CURRENCY VOLATILITY, USD/CNH, G20 SUMMIT – TALKING POINTS
- USD/CNH implied volatility skyrockets across various tenors as currency options traders prepare for potentially sizable moves in the US Dollar and Chinese Yuan
- Lingering trade war risk between the US and China and the upcoming presidential meeting between Donald Trump and Xi Jinping threatens to propel currency volatility
- Find out how to develop a Forex News Trading Strategy
High-impact event risk surrounding the G20 Summit in Osaka, Japan this weekend looks set to stir currency volatility. According to various USD/CNH implied volatility measures, forex option traders are pricing in the most expected volatility since early May when US President Trump announced plans to increase tariffs. The last time USD/CNH implied volatility climbed this steeply, spot prices ascended sharply from the 6.75 handle to the 6.95 level in a matter of days as the Chinese Yuan depreciated against the US Dollar in response to trade war escalation and rampant risk-aversion.
SPOT USD/CNH IMPLIED VOLATILITY: DAILY TIME FRAME (JUNE 27, 2018 TO JUNE 27, 2019)
The renminbi has attempted to trim some of its downside against the greenback subsequent to the release of the China Trade War White Paper, however, which detailed the Asian nation’s open-mindedness to continue trade negotiations with the United States. Shortly thereafter, risk assets like stocks and the CNY jumped when news broke that Trump and Xi will meet on June 29 at the G20 Summit. While it seems that the dust has since settled from the flareup in trade tensions at the beginning of May, little is expected in terms of substantive progress toward landing a trade deal between the world’s largest two economies.
Yet some optimism has emerged that trade relations could get back on track and prompt President Trump to delay hiking tariffs on China – as he did earlier this year citing trade talk progress. As such, it appears that much is riding on the upcoming Trump-Xi meeting at the G20 summit in Japan this weekend.
USD/CNH PRICE CHART: DAILY TIME FRAME (APRIL 12, 2019 TO JUNE 27, 2019)
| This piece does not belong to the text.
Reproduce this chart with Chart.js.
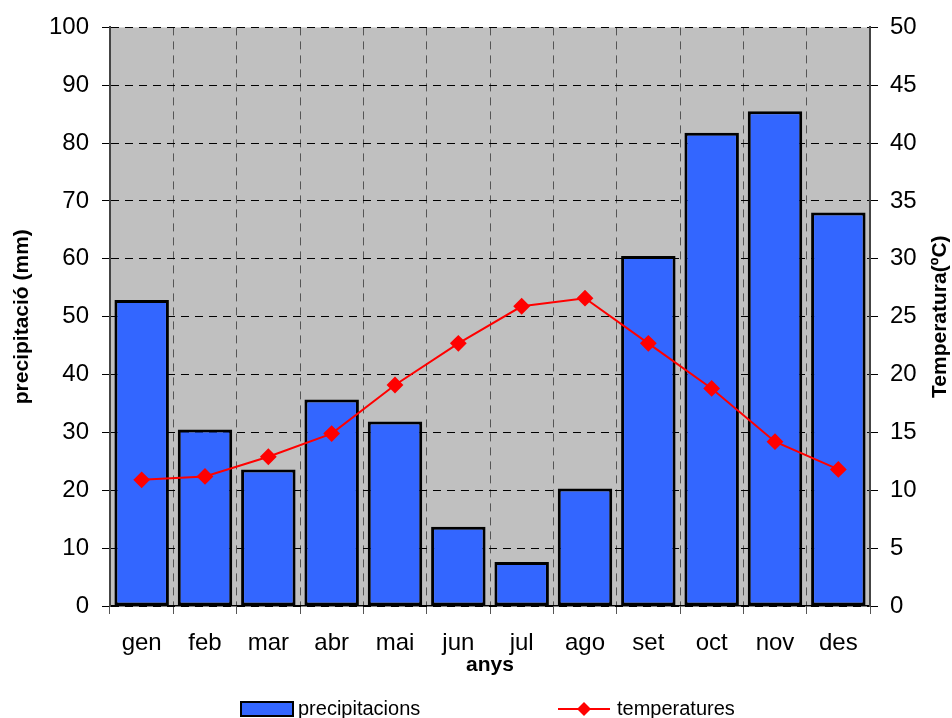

If US and China trade negotiators can find some common ground and relations do in fact show material improvement, spot USD/CNH threatens to whipsaw lower. News that President Trump will no longer pursue levying additional tariffs on China is a probable catalyst for this scenario. In response, reduced pressure on that the People’s Bank of China (PBOC) to combat US tariffs and the downfalls of an escalating trade war by depreciating the Yuan could keep spot USD/CNH bid. Conversely, spot USD/CNH risks rising if the US China trade war gridlock intensifies or simply drags on.
That being said, USD/CNH 1-week implied volatility of 7.62 percent can be used to calculate the currency pair’s 1-standard deviation trading range of 6.8042-6.9492 which, statistically speaking, encompasses price action 68 percent of the time. Spot USD/CNH has wedged itself between a short-term bearish downtrend and longer-term rising bullish trendline with the tightly-coiled currency pair looking primed to breakout soon which is further suggested by evidence of rising Yuan currency volatility. The 23.6 percent and 38.2 percent Fibonacci retracement levels of the leg higher from late April to early June, which look to serve as nearside technical resistance and support respectively.